Pero la libertad de expresión hoy sufre amenazas sutiles. El derecho de decir lo que se piensa deviene inútil si no tenemos libertad de pensamiento. Y aquí surge un grave obstáculo: pensamos sobre la base de la información que tenemos y de nuestra capacidad de comprenderla y juzgarla, es decir, de facultades que hemos desarrollado mediante la educación. Nadie ignora que la pandemia puso de manifiesto la miseria del sistema de salud peruano; nadie quiere ver cuán abismal es la crisis análoga de la educación en todos los niveles. Licenciados y profesores que no entienden lo que leen, o que no pueden comunicarse por escrito, son síntomas de una cultura en crisis. Hoy, sobrepasados por las delusiones de las redes sociales, encontramos en el analfabetismo funcional una de las mayores amenazas, incompatible con una real experiencia de libertad del individuo y la sociedad.

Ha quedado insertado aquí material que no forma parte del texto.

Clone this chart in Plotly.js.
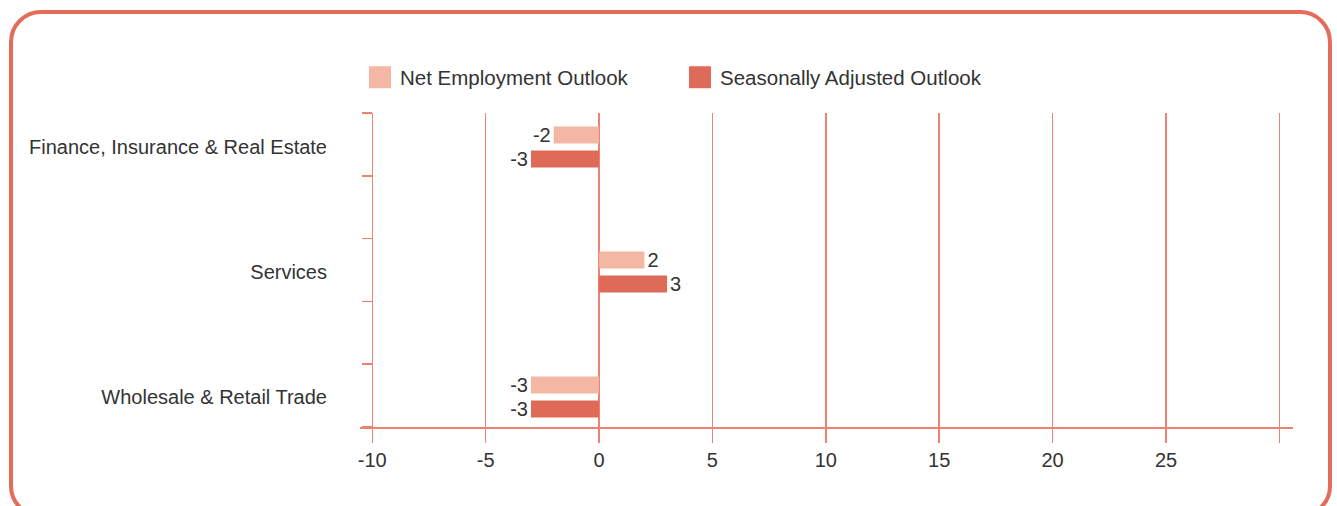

Divorciada de la vida académica, la sociedad civil ignora qué se hace o deshace en las universidades. Veamos un ejemplo. Hace poco una particular, de rango medio y mucha publicidad, decidió que casi todos sus cursos de humanidades se entregaran a los estudiantes en paquetes de videos y lecturas que los estudiantes no entienden. No había clases, ni siquiera virtuales. El examen parcial se resolvía en grupos de cinco y a lo largo de dos días. Esta modalidad parece extenderse entre las universidades menos interesadas en la educación que en la venta de títulos con facilidades para los clientes.